**TASK INSTRUCTIONS**.
Give all the lines below again, exactly, with no pictures.

**DATA SHOWN**.
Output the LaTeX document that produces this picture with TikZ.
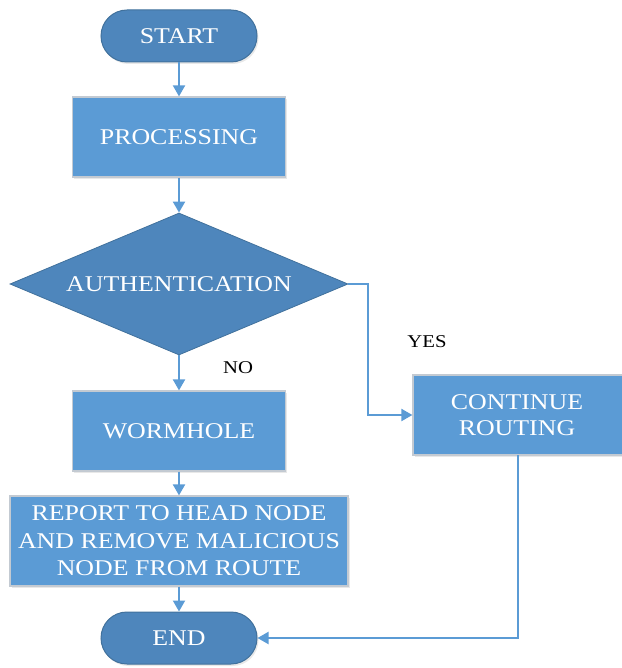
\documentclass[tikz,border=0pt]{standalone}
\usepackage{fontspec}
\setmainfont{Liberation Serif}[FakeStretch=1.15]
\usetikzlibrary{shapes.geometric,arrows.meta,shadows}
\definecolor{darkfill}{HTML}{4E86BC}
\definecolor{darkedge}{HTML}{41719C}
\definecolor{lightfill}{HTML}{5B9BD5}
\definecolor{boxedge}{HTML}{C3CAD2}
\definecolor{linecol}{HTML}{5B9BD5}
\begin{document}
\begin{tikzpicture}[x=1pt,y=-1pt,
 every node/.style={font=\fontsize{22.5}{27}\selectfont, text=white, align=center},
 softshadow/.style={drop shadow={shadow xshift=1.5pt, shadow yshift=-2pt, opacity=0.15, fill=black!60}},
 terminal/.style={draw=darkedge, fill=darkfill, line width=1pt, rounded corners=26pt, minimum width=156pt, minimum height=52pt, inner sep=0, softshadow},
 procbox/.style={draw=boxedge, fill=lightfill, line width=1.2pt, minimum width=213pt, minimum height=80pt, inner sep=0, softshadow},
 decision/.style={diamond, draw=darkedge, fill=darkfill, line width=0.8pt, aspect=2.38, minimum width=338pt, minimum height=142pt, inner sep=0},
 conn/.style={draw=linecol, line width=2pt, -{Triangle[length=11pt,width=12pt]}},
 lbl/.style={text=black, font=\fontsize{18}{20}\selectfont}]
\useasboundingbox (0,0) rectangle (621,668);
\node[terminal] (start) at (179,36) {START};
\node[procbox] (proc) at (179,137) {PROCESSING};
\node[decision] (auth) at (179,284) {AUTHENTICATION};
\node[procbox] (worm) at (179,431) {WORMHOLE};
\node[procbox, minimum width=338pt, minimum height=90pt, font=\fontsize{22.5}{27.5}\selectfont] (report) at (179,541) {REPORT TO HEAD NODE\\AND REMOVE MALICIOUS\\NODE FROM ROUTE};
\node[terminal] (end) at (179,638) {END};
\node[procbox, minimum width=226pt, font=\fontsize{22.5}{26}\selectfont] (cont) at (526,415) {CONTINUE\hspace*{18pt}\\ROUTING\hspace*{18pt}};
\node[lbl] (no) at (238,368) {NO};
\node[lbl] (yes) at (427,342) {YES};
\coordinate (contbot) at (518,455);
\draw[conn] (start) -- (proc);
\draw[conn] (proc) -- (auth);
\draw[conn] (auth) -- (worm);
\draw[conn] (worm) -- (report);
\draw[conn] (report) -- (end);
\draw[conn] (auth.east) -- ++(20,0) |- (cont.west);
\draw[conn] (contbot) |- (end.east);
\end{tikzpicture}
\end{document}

**REPLY**.
Output the LaTeX document that produces this picture with TikZ.
\documentclass[tikz,border=0pt]{standalone}
\usepackage{fontspec}
\setmainfont{Liberation Serif}[FakeStretch=1.15]
\usetikzlibrary{shapes.geometric,arrows.meta,shadows}
\definecolor{darkfill}{HTML}{4E86BC}
\definecolor{darkedge}{HTML}{41719C}
\definecolor{lightfill}{HTML}{5B9BD5}
\definecolor{boxedge}{HTML}{C3CAD2}
\definecolor{linecol}{HTML}{5B9BD5}
\begin{document}
\begin{tikzpicture}[x=1pt,y=-1pt,
 every node/.style={font=\fontsize{22.5}{27}\selectfont, text=white, align=center},
 softshadow/.style={drop shadow={shadow xshift=1.5pt, shadow yshift=-2pt, opacity=0.15, fill=black!60}},
 terminal/.style={draw=darkedge, fill=darkfill, line width=1pt, rounded corners=26pt, minimum width=156pt, minimum height=52pt, inner sep=0, softshadow},
 procbox/.style={draw=boxedge, fill=lightfill, line width=1.2pt, minimum width=213pt, minimum height=80pt, inner sep=0, softshadow},
 decision/.style={diamond, draw=darkedge, fill=darkfill, line width=0.8pt, aspect=2.38, minimum width=338pt, minimum height=142pt, inner sep=0},
 conn/.style={draw=linecol, line width=2pt, -{Triangle[length=11pt,width=12pt]}},
 lbl/.style={text=black, font=\fontsize{18}{20}\selectfont}]
\useasboundingbox (0,0) rectangle (621,668);
\node[terminal] (start) at (179,36) {START};
\node[procbox] (proc) at (179,137) {PROCESSING};
\node[decision] (auth) at (179,284) {AUTHENTICATION};
\node[procbox] (worm) at (179,431) {WORMHOLE};
\node[procbox, minimum width=338pt, minimum height=90pt, font=\fontsize{22.5}{27.5}\selectfont] (report) at (179,541) {REPORT TO HEAD NODE\\AND REMOVE MALICIOUS\\NODE FROM ROUTE};
\node[terminal] (end) at (179,638) {END};
\node[procbox, minimum width=226pt, font=\fontsize{22.5}{26}\selectfont] (cont) at (526,415) {CONTINUE\hspace*{18pt}\\ROUTING\hspace*{18pt}};
\node[lbl] (no) at (238,368) {NO};
\node[lbl] (yes) at (427,342) {YES};
\coordinate (contbot) at (518,455);
\draw[conn] (start) -- (proc);
\draw[conn] (proc) -- (auth);
\draw[conn] (auth) -- (worm);
\draw[conn] (worm) -- (report);
\draw[conn] (report) -- (end);
\draw[conn] (auth.east) -- ++(20,0) |- (cont.west);
\draw[conn] (contbot) |- (end.east);
\end{tikzpicture}
\end{document}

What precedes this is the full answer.